Due to several high-profile and well-publicized recent cyber breaches, data and system security have become top priorities for customers. At the same time, the call for increased interoperability grows. As is the case in many markets and across most technologies, customers want their devices to work together, regardless of brand. Within physical security, we are also seeing new developments in the access control market.
With these trends in mind, we recently spoke with Steering Committee Chair of ONVIF, Per Björkdahl for his thoughts on how ONVIF is affected by these trends and how ONVIF’s standards are helping to shape the future of physical security.
Q. There have been many highly publicized cyber security breaches in the last year. How does this affect ONVIF and what the organization does?
“These high profile cases can’t help but affect how new ONVIF profiles are developed, though there have not been many high-profile incidents within the physical security industry thus far, which is good news. ONVIF’s newly released Profile Q actually addresses the issue of security. Profile Q is a new profile that specifies the use of Transport Layer Security (TLS) as conditional, meaning that if the product has the feature it must be available on the ONVIF interface to meet profile conformance. Profile Q also mandates HTTP Digest Authentication and a ‘Default Access Policy,’ which is an improvement of security in the communication with conformant devices.’”
Q. ONVIF is known for its roots in the IP video market. How have standards influenced the video surveillance market and what exactly is ONVIF’s role or goal?
“The creation of and compliance with standards have played a significant role in the network video market’s development. Standards have made it possible to combine system components together, which has taken the video surveillance market into a new realm, expanding its use to other industries.
“Network video has been greatly influenced by the general IT industry and its standards. ONVIF builds upon IT standards by offering a defined approach specific to manufacturers of physical security products. ONVIF’s mission is to foster the creation of security systems that all share the same communication interface, which ultimately benefits end users and integrators by giving them the freedom to choose, for example, one brand for some of their card readers and perhaps a different brand later on, knowing that the two brands of readers will work together.”
Q. ONVIF has also expanded into physical access control. What impacts has the organization seen on the access control market as a result?

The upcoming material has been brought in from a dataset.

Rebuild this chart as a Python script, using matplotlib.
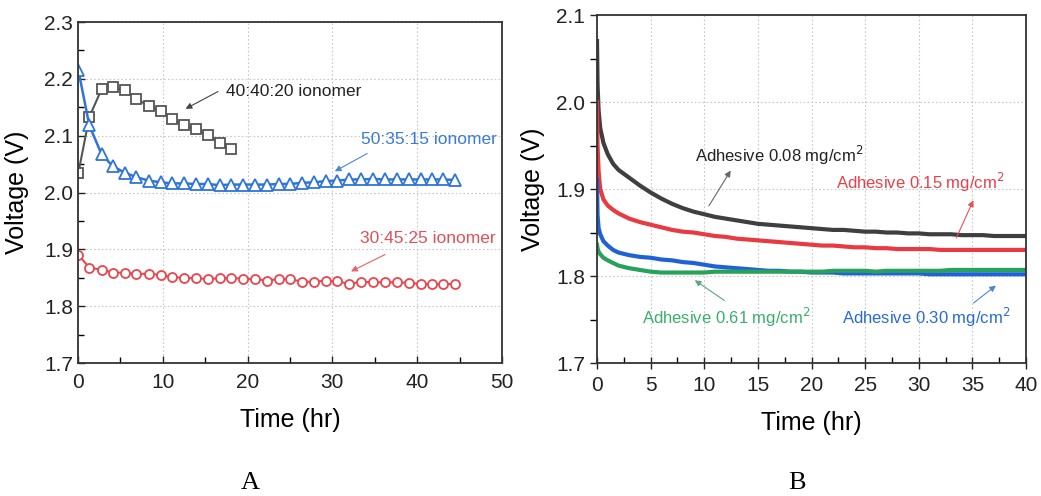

“The access control market is beginning to expect freedom of choice, similar to the choices that the IP video market can now offer. End users want to select an access control management platform in an a la carte fashion, creating a solution made up of a variety of different IP-based door controllers and card readers. Of course, end users also want to have the freedom to integrate video and access control systems together to form a complete security solution. Standards make it possible for end users to choose the “best of breed” solution, a custom solution made up of different manufacturers’ products, rather than committing all their resources to one brand of products.”
Q. What is ONVIF’s role in the access control market?
“The access control market has traditionally been very proprietary; therefore, standards can really open up the access control market to new technology innovations. ONVIF’s role has been and will continue to be to find commonality among manufacturers’ products and to offer an option for interoperability that meets the needs of most users. ONVIF’s Profile C covers the basics of access control, such as door monitoring and control. Profile C creates a baseline for interoperability, which will continue to grow as additional technology innovations and new manufacturers enter the market.”
Q. As the need and demand for integration increases, how can ONVIF help make all these different technologies work together?
“Establishing specifications and teaching the community about them is an important step in the journey to interoperability. When a set of technical specifications is developed, they define how devices are expected to work. Developing a specification and complying with it establishes basic ground rules. It’s also an indication that the past proprietary model is not as effective as it once was. End users expect multiple brands and technologies to work together. ONVIF will continue to be integral in helping to make that happen by updating and creating standards as needs, technologies and expectations change.”